From what I can tell, the real center of safe activity was Cincinnati, from about 1850 to 1950. The Victor, Mosler, and Hall companies were in or around Cincinnati, and I suspect there were a number of smaller makers too. Also in town was the Palm Decal Co, the world's largest decalomania company (at least the biggest for non-ceramic uses - ceramic transfers may have been a huge business).
I visited Cincinnati in spring of 2010 and looked in at their lovely re-purposed train station

which now houses the Cincinnati Historical Society Library. The Library has big collections from Palm Decal and Mosler Safe and smaller ones from Diebold & Victor. The files are mostly about the business, there are surprisingly few photos. Palm has a good set of decals, but they are mostly from the Remington account: guns and typewriter lettering, not the splashy ones I wanted to see. Palm did have some of the early (turn of the century) account books, hand written, and in the 1904 book I  found "Aug 16 / CW Coggins & Co Safes & Vaults, Baltimore / 500 pieces Gold with black edge A749" and "Aug 4 /  Hall Standard Safe / 7/8 and 12 in  A738" and "May 22  / 5500 pieces / Syracuse Safe Co, Syracuse N.Y. / 7 inch A700". I'm sure that more time going through the pages would bring up many more orders sold to safe companies. But there was no cross reference to tell what the designs were - the numbers do not match up with the catalogs.
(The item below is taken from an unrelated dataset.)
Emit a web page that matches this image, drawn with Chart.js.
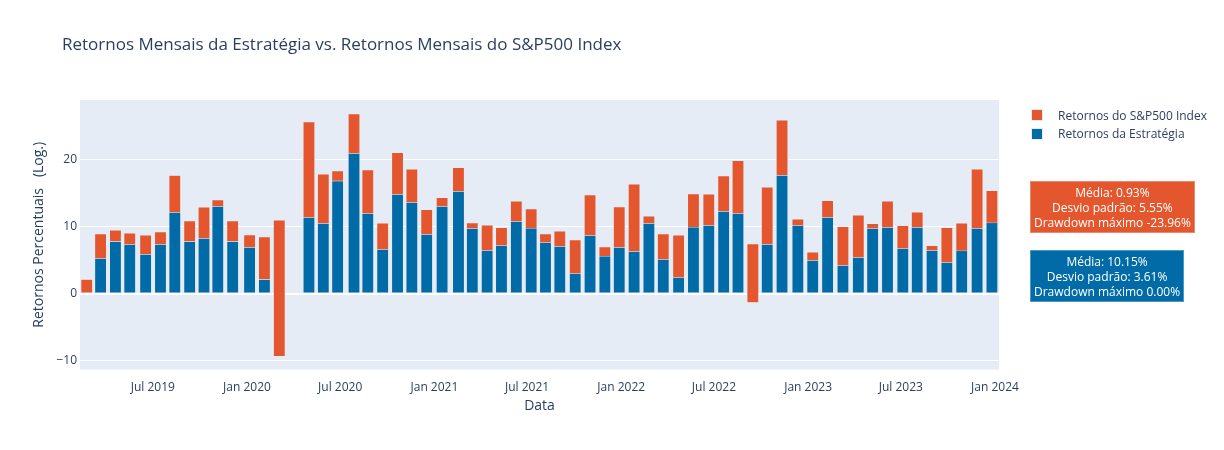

The Mosler collection was more fun. Still not very many photos, especially older ones, but some catalogs which had retouched photos in them like this :

They even had a picture of a Victor safe; very strange - could it have been there because of the hole in the door?

But again nothing in color, nothing to show how spectacular the safes could be. Like this one, in a private home with a fresh coat of clear but nothing else changed from the original:

Now, what examples do other folk have?